Stokes addresses the difference between a fatal and non-fatal variance between the indictment and the evidence presented at trial:
"As this Court held in Traish v. Commonwealth, 36 Va. App. 114, 549 S.E.2d 5 (2001): ‘It is true that a variance between the allegations of an indictment and proof of the crime may be “fatal,” and “the offense as charged must be proved." A variance is fatal, however, only when the proof is different from and irrelevant to the crime defined in the indictment and is, therefore, insufficient to prove the commission of the crime charged. 36 Va.

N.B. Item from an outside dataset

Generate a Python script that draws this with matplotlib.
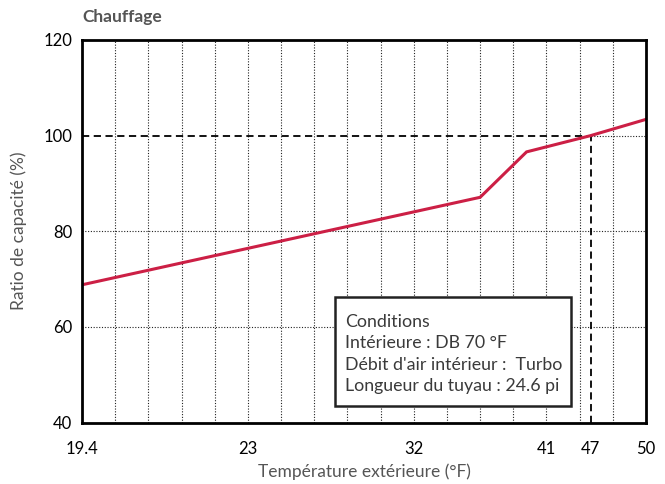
import matplotlib
matplotlib.use("Agg")
import matplotlib.pyplot as plt

plt.rcParams['font.family'] = ['Lato', 'DejaVu Sans']

# x positions are in grid steps (17 equal steps across the plot)
tick_pos = [0, 5, 10, 14, 15.33, 17]
tick_labels = ['19.4', '23', '32', '41', '47', '50']
line_x = [0, 12, 13.4, 15.33, 17]
line_y = [68.8, 87.1, 96.6, 100, 103.4]
rated_x = 15.33
rated_y = 100
conditions = ["Conditions", "Intérieure : DB 70 °F",
              "Débit d'air intérieur :  Turbo", "Longueur du tuyau : 24.6 pi"]

fig = plt.figure(figsize=(6.65, 4.84), dpi=100)
ax = fig.add_axes([82/665, 1-422.5/484, 564/665, 382.5/484])

ax.set_xlim(0, 17)
ax.set_ylim(40, 120)

# grid
for i in range(1, 17):
    ax.axvline(i, color='#222222', lw=0.8, ls=(0, (1, 1.5)), zorder=1)
for v in [60, 80]:
    ax.axhline(v, color='#222222', lw=0.8, ls=(0, (1, 1.5)), zorder=1)
ax.plot([rated_x, 17], [rated_y, rated_y], color='#222222', lw=0.8, ls=(0, (1, 1.5)), zorder=1)

# rated point guides
ax.plot([0, rated_x], [rated_y, rated_y], color='black', lw=1.3, ls=(0, (4, 2.5)), zorder=2)
ax.plot([rated_x, rated_x], [40, rated_y], color='black', lw=1.3, ls=(0, (4, 2.5)), zorder=2)

ax.plot(line_x, line_y, color='#cc1f45', lw=2.2, zorder=3, solid_joinstyle='miter')

ax.set_xticks(tick_pos)
ax.set_xticklabels(tick_labels)
ax.set_yticks([40, 60, 80, 100, 120])
ax.tick_params(length=0, labelsize=12, colors='black', pad=7)
ax.tick_params(axis='x', pad=13)
for s in ax.spines.values():
    s.set_linewidth(2)
    s.set_color('black')
    s.set_zorder(5)

ax.set_xlabel("Température extérieure (°F)", fontsize=12.5, color='#555555', labelpad=5)
ax.set_ylabel("Ratio de capacité (%)", fontsize=12.5, color='#555555', labelpad=12)

fig.text(82/665, 1-17/484, "Chauffage", fontsize=12.5, fontweight='bold',
         color='#555555', va='center', ha='left')

# conditions box
bx0, bx1 = 335/665, 571/665
by0, by1 = 1-406/484, 1-297/484
rect = plt.Rectangle((bx0, by0), bx1-bx0, by1-by0, transform=fig.transFigure,
                     facecolor='white', edgecolor='#222222', lw=1.8, zorder=10)
fig.patches.append(rect)
for k, t in enumerate(conditions):
    fig.text(345/665, 1-(322 + k*21.5)/484, t, fontsize=12.8, color='#3a3a3a',
             va='center', ha='left', zorder=11)

fig.savefig("out.png", dpi=100)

App. at 134-35, 549 S.E.2d at 15 (quoting Hawks v. Commonwealth, 228 Va. 244, 247, 321 S.E.2d 650, 651-52 (1984)).’" Stokes , slip op. at 3.
– When business records contain multiple levels of hearsay. In the foregoing Stokes case, Stokes v. Com. ___ Va. ___ (March 13, 2007). the defendant forged the signature of Mr. Tucker, who passed away before the trial date. Over defendant’s objection, and under the business records exception to the hearsay rule, the trial court admitted into evidence Mr. Tucker’s affidavits of forgery. The Court of Appeals affirmed, without at all discussing the prohibition against the admission of testimonial hearsay at a criminal trial. Crawford v. Washington, 541 U.S. 36 (2004).
How on earth the affidavits of forgery are not inadmissible testimonial hearsay is beyond me. Moreover, the business records exception to the hearsay rule requires examining each level of hearsay for admissibility into evidence. With the affidavits of forgery, any notation that Mr. Tucker’s appearance at the bank represented the first level of hearsay, but his claim that the withdrawals from his account (which were attributed to the defendant) were fraudulent represented the second level of hearsay. Stokes is silent about the need to examine each level of hearsay when a document is offered into evidence under the business records exception to the hearsay rule. Jon Katz.